18 October 2012 | 5:50 pm | Paul Ransom

Although there are moments where you wonder quite why you are watching this, the dénouement makes it all worthwhile.

That British-born Bangladeshi dancer and choreographer Akram Khan received a standing ovation at the end of an exhaustive 80-minute solo work says something much more important than any critic could muster. Desh is, by turns, arcane and sweepingly powerful, bursting into visceral life after a slow start and culminating in sheer beauty. Somehow, Khan packs this conceptually dense work with characters, humour, inter-generational bickering and moments of almost overwhelming melancholy. Whilst on one level it plays the obvious culture clash card, beneath that it broods upon violence and the ever-present threat of inundation.

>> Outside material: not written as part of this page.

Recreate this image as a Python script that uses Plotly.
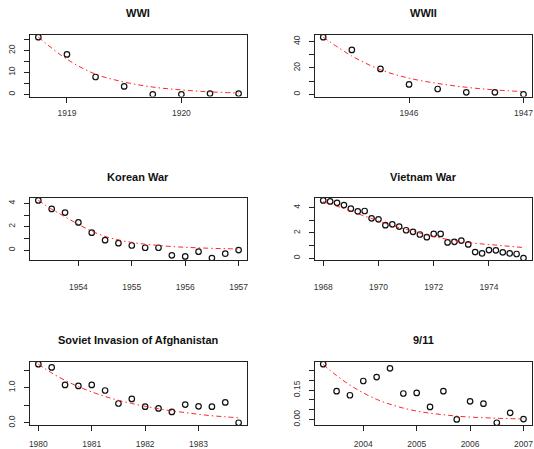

Khan's marriage of western and eastern dance vocabulary lurches from mime to exquisite, muscular detail. At times he is all power, at others a figure lost in the vastness of history, family and monsoonal deluge. That he keeps his energy and focus for the duration is praiseworthy in itself. Yet Desh is also driven by brilliantly devised trickery, from Michael Hulls' mesmeric lighting design to Jocelyn Pook's sparse and lovely soundtrack and the simply dazzling animations of London-based Yeast Culture. Indeed, Desh contains one of the most elegantly executed live performer/video interactions you could wish to see. And to top it off, this show takes the use of curtains to new heights. Although there are moments where you wonder quite why you are watching this, the dénouement makes it all worthwhile. 

Running at MTC: Sumner Theatre until Sunday 21 October.